Word of the Week: ‘Climate change’

Perhaps you have heard that we have only 12 years to get climate change under control, or else. Or else what? That is not exactly clear, but it will be expensive, deadly, and bad, though not, in any meaningful sense of the word, apocalyptic. The latest big summary from the U.N. body of scientists and researchers tasked with looking into the issue, the Fifth Assessment Report from the Intergovernmental Panel on Climate Change, is foreboding. In its Summary for Policymakers about what a world that has passed the (arbitrary) mark of 1.5 degrees Celsius of warming looks like, it says things such as: “Trends in intensity and frequency of some climate and weather extremes have been detected over time spans during which about 0.5°C of global warming occurred (medium confidence). This assessment is based on several lines of evidence, including attribution studies for changes in extremes since 1950.”

Its careful scientific wording makes me believe climate change is real and that it’s anthropogenic, or human-caused.

Let’s just say that if greenhouse gas mitigation strategies prove prohibitively expensive, and they do, I think we should be exploring some technological alternatives. It does not make me want to get a sandwich board and go screaming on the nearest corner that the end is nigh.

In this way I seem to agree with the IPCC panelists, but I seem to disagree quite severely with the top editorship at the Guardian. On May 17, the Guardian’s environment editor wrote: “The Guardian has updated its style guide to introduce terms that more accurately describe the environmental crises facing the world.

“Instead of ‘climate change’ the preferred terms are ‘climate emergency, crisis or breakdown’ and ‘global heating’ is favoured over ‘global warming’, although the original terms are not banned.”

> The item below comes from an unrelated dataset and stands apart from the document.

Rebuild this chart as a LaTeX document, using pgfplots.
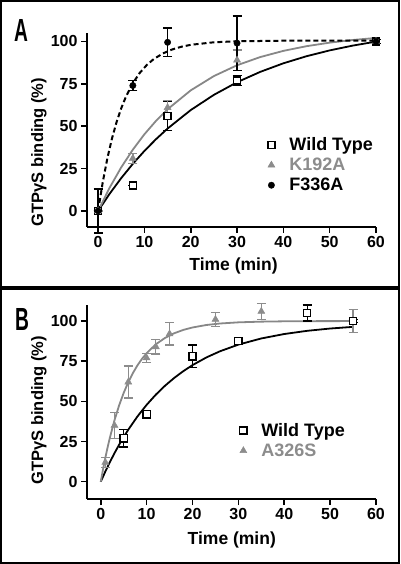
\documentclass[border=0pt]{standalone}
\usepackage{graphicx}
\usepackage{pgfplots}
\pgfplotsset{compat=1.18}
\usepackage{fontspec}
\setmainfont{Liberation Sans}
\definecolor{mygray}{RGB}{140,140,140}
\definecolor{curvegray}{RGB}{135,135,135}

\pgfplotsset{
  panel/.style={
    scale only axis, width=289pt, height=194pt,
    axis lines=left, axis line style={-, line width=1.8pt},
    tick align=outside, major tick length=6pt,
    major tick style={line width=1.6pt, black},
    minor tick num=0,
    xtick={0,10,...,60}, ytick={0,25,50,75,100},
    tick label style={font=\bfseries\fontsize{16}{16}\selectfont},
    /pgf/number format/assume math mode=true,
    xlabel={Time (min)},
    ylabel={GTPγS binding (\%)},
    xlabel style={font=\bfseries\fontsize{17.5}{17.5}\selectfont, anchor=base},
    ylabel style={font=\bfseries\fontsize{16.5}{16.5}\selectfont, anchor=base west},
    clip=false,
    legend style={draw=none, fill=none, font=\bfseries\fontsize{18}{18}\selectfont,
      inner sep=0pt, anchor=north east, row sep=6pt,
      nodes={inner sep=0pt}},
    legend cell align=left,
  },
  limg/.style={legend image code/.code={%
    \draw[mark repeat=2,mark phase=2] plot coordinates {(-6pt,0pt)(0pt,0pt)(6pt,0pt)};
    \path[draw=none,fill=none] (-6pt,0pt) -- (18pt,0pt);}},
  wt/.style={only marks, mark=square*, mark size=3.6pt, limg,
    mark options={fill=white, draw=black, line width=1.4pt},
    error bars/.cd, y dir=both, y explicit,
    error bar style={line width=1.3pt, black},
    error mark options={rotate=90, mark size=4.5pt, line width=1.3pt, black},
    /pgfplots/.cd},
  gr/.style={only marks, mark=triangle*, mark size=4pt, limg,
    mark options={fill=mygray, draw=mygray, line width=0.5pt},
    error bars/.cd, y dir=both, y explicit,
    error bar style={line width=1.3pt, mygray},
    error mark options={rotate=90, mark size=4.5pt, line width=1.3pt, mygray},
    /pgfplots/.cd},
  ci/.style={only marks, mark=*, mark size=3.2pt, limg,
    mark options={fill=black, draw=black},
    error bars/.cd, y dir=both, y explicit,
    error bar style={line width=1.3pt, black},
    error mark options={rotate=90, mark size=4.5pt, line width=1.3pt, black},
    /pgfplots/.cd},
}

\begin{document}
\begin{tikzpicture}
\useasboundingbox (0,0) rectangle (400pt,564pt);
% frames
\draw[line width=2pt] (1pt,276.5pt) rectangle (399pt,563pt);
\draw[line width=2pt] (1pt,1pt) rectangle (399pt,274.5pt);
\node at (21pt,533.5pt) {\scalebox{0.6}[1]{\fontsize{32}{32}\selectfont\bfseries A}};
\node at (22pt,245pt) {\scalebox{0.6}[1]{\fontsize{32}{32}\selectfont\bfseries B}};

% Panel A
\begin{axis}[panel, at={(87pt,337pt)}, anchor=south west,
  xmin=-2.4, xmax=60, ymin=-9.5, ymax=105,
  xlabel style={at={(axis description cs:0.507,-0.2268)}},
  ylabel style={at={(axis description cs:-0.152,-0.015)}},
  legend style={at={(axis description cs:0.99,0.462)}}]
\addplot[black, line width=1.8pt, forget plot] coordinates {
(0,0) (2.5,10.16) (5,19.40) (7.5,27.78) (10,35.40) (12.5,42.32) (15,48.61)
(20,59.51) (25,68.50) (30,75.93) (35,82.05) (40,87.11) (45,91.29) (50,94.73)
(55,97.57) (60,99.91)};
\addplot[curvegray, line width=1.8pt, forget plot] coordinates {
(0,0) (2.5,13.77) (5,25.75) (7.5,36.17) (10,45.24) (12.5,53.13) (15,59.99)
(20,71.14) (25,79.58) (30,85.96) (35,90.79) (40,94.45) (45,97.21) (50,99.30)
(55,100.88) (60,102.08)};
\addplot[black, line width=2pt, dash pattern=on 5pt off 3pt, forget plot] coordinates {
(0,0) (1,16.97) (2,31.08) (3,42.80) (4,52.55) (5,60.65) (6,67.38) (7.5,75.40)
(9,81.48) (10.5,86.10) (12,89.59) (14,92.96) (16,95.29) (18,96.90) (20,98.02)
(25,99.52) (30,100.11) (40,100.44) (50,100.49) (60,100.5)};
\addplot[wt] coordinates {
(0,0) +- (0,0)
(7.5,15) +- (0,0)
(15,56) +- (0,8.5)
(30,77) +- (0,3)
(60,100) +- (0,1)};
\addlegendentry{Wild Type}
\addplot[gr] coordinates {
(0,0) +- (0,0)
(7.5,31) +- (0,3)
(15,61) +- (0,4)
(30,89) +- (0,6)
(60,100) +- (0,1)};
\addlegendentry{\textcolor{mygray}{K192A}}
\addplot[ci] coordinates {
(0,0) +- (0,13)
(7.5,74) +- (0,3)
(15,99.5) +- (0,8.5)
(30,99) +- (0,16)
(60,100) +- (0,1)};
\addlegendentry{F336A}
\end{axis}

% Panel B
\begin{axis}[panel, at={(87pt,65pt)}, anchor=south west,
  xmin=-3, xmax=60, ymin=-10.8, ymax=110,
  xlabel style={at={(axis description cs:0.501,-0.232)}},
  ylabel style={at={(axis description cs:-0.152,0.057)}},
  legend style={at={(axis description cs:0.893,0.392)}}]
\addplot[black, line width=1.8pt, forget plot] coordinates {
(0,0) (1,6.33) (2,12.25) (3,17.79) (4,22.98) (5,27.83) (6,32.37) (8,40.61)
(10,47.83) (12,54.16) (14,59.71) (16,64.56) (18,68.82) (20,72.56) (23,77.31)
(26,81.20) (30,85.33) (35,89.17) (40,91.93) (45,93.92) (50,95.35) (55,96.38)};
\addplot[curvegray, line width=1.8pt, forget plot] coordinates {
(0,0) (0.5,7.73) (1,14.87) (1.5,21.45) (2,27.53) (3,38.31) (4,47.48) (5,55.29)
(6,61.94) (7,67.60) (8,72.42) (9,76.52) (10,80.01) (12,85.51) (14,89.50)
(16,92.39) (18,94.49) (20,96.00) (23,97.54) (26,98.48) (30,99.20) (35,99.64)
(40,99.84) (45,99.93) (55,99.99)};
\addplot[forget plot, gr] coordinates {
(1,12) +- (0,3)
(3,35) +- (0,8)
(6,62) +- (0,10)
(10,77) +- (0,3)
(12,84) +- (0,4.5)
(15,92) +- (0,7)
(25,101) +- (0,4.5)
(35,106) +- (0,5)
(55,100) +- (0,7.3)};
\addplot[wt] coordinates {
(5,27) +- (0,5.5)
(10,42) +- (0,2.5)
(20,78) +- (0,7)
(30,87.5) +- (0,1)
(45,105) +- (0,5)
(55,100) +- (0,1)};
\addlegendentry{Wild Type}
\addlegendimage{gr}
\addlegendentry{\textcolor{mygray}{A326S}}
\end{axis}
\end{tikzpicture}
\end{document}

Editor-in-chief, Katharine Viner said, “We want to ensure that we are being scientifically precise, while also communicating clearly with readers on this very important issue. … The phrase ‘climate change’, for example, sounds rather passive and gentle when what scientists are talking about is a catastrophe for humanity.” In a later article, the Guardian proudly reports being the tip of the spear, saying that at Canadian Broadcasting Corporation there has been a policy change. And referring to places including the Los Angeles Times and the New York Times, it notes that “journalists at several UK and US media outlets [are] reporting internal conversations about the language used around climate.”

If the old terms are somehow failing to take the full measure of what faces the planet, then the IPCC is too. Search the whole IPCC report for “climate emergency,” “climate crisis,” or “climate breakdown.” You will not find them. You will find the now-not-O.K. terms. And anyway, “global heating” is an odd choice. Roget’s Thesaurus lists heating and warming as direct synonyms.

Finally, the Guardian now instructs “stylish” writers to prefer “climate science denialist” over “climate skeptic.” Look, if the description isn’t factual or accurate in some case, by all means, it should be changed. But it just isn’t a matter of style or syntax. I try very hard in this space not to constantly invoke George Orwell, but the political idea behind newspeak in 1984 is that the totalitarian believes that if there is no available word for a concept, then the reality of the concept will cease to exist. Orwell’s view was that this is (A) wrong, and (B) in attempting it, the censors will try to destroy much of what is deep and bright and human about our world, in which language is all we have to communicate with one another. So for a word-lover, the increasingly common impulse the Guardian is exhibiting represents an urgent crisis. We need to tackle it now, and every day matters.